CPUs are designed to do everything "kind of" well. GPUs are designed to do some select things really well. As it turns out, it just so happens that these select things that require vast quantities of processing power just so happen to be the kind of things fit for a GPU, so it works out nicely. The supposed limitations of the GPU are largely inconsequential in practice. In fact modern CPUs are becoming much more like GPUs, using non uniform memory access and parallel construction. Simply put CPUs are slow in parallel applications because they are largely today, and were entirely in the past, serial processors. The architecture has very few arithmetic elements and a lot of cache with a lot of optimization elements for serial execution.
I would wager a generation or two after Haswell, but I do think it's a largely irrelevant question. If you're looking for floating point performance in CPUs, you're looking in the wrong place. If you want to reliably execute arbitrary threads, get a CPU. If you want to perform huge matrix computations, get a GPU. If a CPU is to become as fast as a GPU, it needs to become a GPU. This is why Intel's Larrabee met it's inevitable demise. It was a bunch of CPUs pretending to be GPUs. Slap on an unscalable ring bus and you've got fail. If Intel wants to compete with vector processors it needs to create a device which is a vector processor by it's very nature. This requires non-uniformity and many more arithmetic elements at the expense of other architectural features. Intel will have to drop it's fairy-tale programming model. A vector processor will never be developed for like a single threaded application model. I suppose the sooner developers come to grips with this the sooner Intel will stop trying to push out impractical hardware. Fortunately from what I've read their next attempt will be somewhat closer to reality, unfortunately this means paying tribute to the devil and do what Nvidia and ATI have been doing for years. For example, notice that their new on-package GPU on the new processors is actually a GPU, not another CPU.
50 AFLOPS (AwesomeFLOPS).
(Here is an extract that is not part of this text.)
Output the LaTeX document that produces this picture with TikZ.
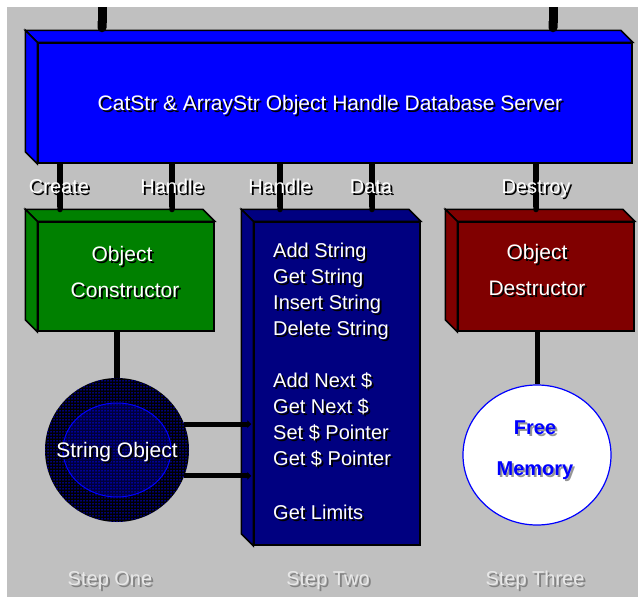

Sorry, but that question has no serious answer :)
It's not x86 that makes programming easier. In fact there's nothing easy about SSE optimization. They simply wanted to obfuscate the parallel elements of the hardware to the programmer. They also apparently wanted to avoid making real floating point vector hardware. Both of those culminated in inevitable failure.
One real advantage Larrabee could have had if Intel didn't set unrealistic architectural goals is unified memory addressing. This does not (and nothing ever will) remove the parallel element from developing parallel applications, but it would have made memory management much easier for the developer. This isn't generally a desirable thing when you're developing performance critical applications, but it would have been a convenience for certain problems, particularly when prototyping. However Fermi also offers unified addressing, but only in CUDA, not for general programming.